Hora 20.30. Llega el ómnibus aurinegro. Las afueras de la Ámsterdam se conmueven. La gente se arremolina. Las gargantas se enfurecen. El cemento vibra y se agita. El cielo, gris plomizo, se parte en un grito que nace de las entrañas de un ente que tiene alma propia: ¡Peñarol!
En esa euforia que solo puede alcanzar el hincha de fútbol todo se iguala. El hombre de saco y corbata se abraza con el de campera de jean gastada y ojos rojos. La doña del barrio grita como adolescente obsesiva y en su mirada halla comprensión del botija que anda en hombros de un padre que salta enardecido.
Y los jugadores desfilan por el cemento para abstraerse de la locura colectiva.
Entonces el Centenario se abre como un monstruo majestuoso. Vestido como nunca. Hambriento y espectacular.
Los globos amarillos cubren todos los anillos superiores e inferiores. Los negros –que se confunden con la gente– van al medio. Y cuando canta la hinchada, todo se agita. El Estadio vibra. Parece que va a venirse todo abajo.
“Peñarol, yo voy a todos lados, siempre descontrolado, yo te quiero ver campeón”. Uno de esos clásicos intimidatorios: cuando la Ámsterdam canta eso lo que está enfrente se paraliza.
Hora 20.58. La torcida de Santos avisa su arribo. Percusión, palmas y saltito brasileño. Los Santos vienen marchando es su melodía.
Pero el reloj marca después la hora 21.16. “Y dale alegría, alegría a mi corazón, la Copa Libertadores es mi obsesión. Tenés que dejar el alma y el corazón. Tenés que dejarlo todo por Peñarol”.
Una canción trasnochada que ahora suena más real que nunca. La hinchada de los imposibles está a punto de escribir otra de sus historias memorables.
Diego Forlán aparece en el tablero electrónico y la tribuna le ofrenda un canto.
Se anuncian los equipos.

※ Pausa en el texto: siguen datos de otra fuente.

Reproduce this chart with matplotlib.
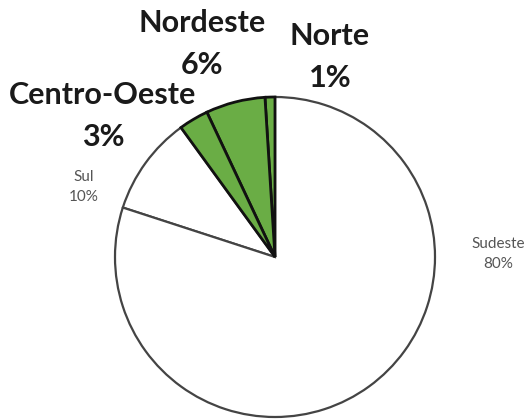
import matplotlib
matplotlib.use("Agg")
from matplotlib import pyplot as plt

regions = ["Norte", "Nordeste", "Centro-Oeste", "Sul", "Sudeste"]
shares = [1, 6, 3, 10, 80]
highlight = [True, True, True, False, False]

# label anchor points in pixels (x, y from top)
label_xy = [(330, 57), (202, 44), (103, 116), (84, 187), (498, 254)]

W, H = 531, 419
fig = plt.figure(figsize=(W / 100, H / 100), dpi=100)
ax = fig.add_axes([0, 0, 1, 1])

colors = ["#6aad45" if h else "white" for h in highlight]
wedges, _ = ax.pie(shares, colors=colors, startangle=90, counterclock=True,
                   center=(275, H - 257), radius=160, frame=True)
for w, h in zip(wedges, highlight):
    if h:
        w.set_edgecolor("#111111")
        w.set_linewidth(2.0)
        w.set_zorder(3)
    else:
        w.set_edgecolor("#444444")
        w.set_linewidth(1.6)
        w.set_zorder(2)
ax.set_xlim(0, W)
ax.set_ylim(0, H)
ax.set_aspect("auto")
ax.axis("off")

for name, pct, h, (x, y) in zip(regions, shares, highlight, label_xy):
    txt = f"{name}\n{pct}%"
    if h:
        ax.text(x, H - y, txt, ha="center", va="center", fontsize=22,
                fontweight="bold", family="Lato", color="#1a1a1a",
                linespacing=1.65)
    else:
        ax.text(x, H - y, txt, ha="center", va="center", fontsize=11,
                family="Lato", color="#555555", linespacing=1.5)

fig.savefig("out.png", dpi=100)
plt.close(fig)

Darío Rodríguez, Diego Aguirre y Alejandro Martinuccio son los más aplaudidos. En ese orden.
Pero todo era antesala. Previa. Apronte. Anuncio. Algo grande estaba por suceder.
Hora 21.44. Las luces se van prendiendo en todas las tribunas. Una por una. Luceros de sueños e ilusiones que despiertan tras 24 años de oscuridad.
Sale Peñarol. Una camiseta. Una religión. Historia pura. Más viva que nunca. Actual, fresca. Grande. Muy grande.
Los globos se agitan pero empiezan a perderse entre el humo. Otra que las cenizas del volcán Puyehue. Es Peñarol lo que no te deja ver. Es Peñarol lo que vuela a ciegas.
Los fuegos artificiales se disparan desde las cuatro tribunas. Las luces multicolores lo iluminan todo mientras el humo desciende hasta las rodillas de los jugadores. Una cañita voladora te puede llevar a otra galaxia. Pero te va a llevar con tanta luz en los ojos que ni la huesuda te los va a poder apagar.
Es el mejor recibimiento que una hinchada le haya ofrendado a cualquier equipo. Tuvieron que pasar 51 años de Copa. Y no podía ser otra que la hinchada de Peñarol. Y allá estaban los que la festejaron por primera vez en 1960. Cuando Spencer le anotó a Olimpia el 1-0 y dejó tendida la vuelta en Puerto Sajonia. Esos volvieron a vivir ayer.
Los otros, los que nunca vivieron algo así, empezaron a vivirlo. A saber y a entender lo que es Peñarol. Y lo que es tener una hinchada sin igual.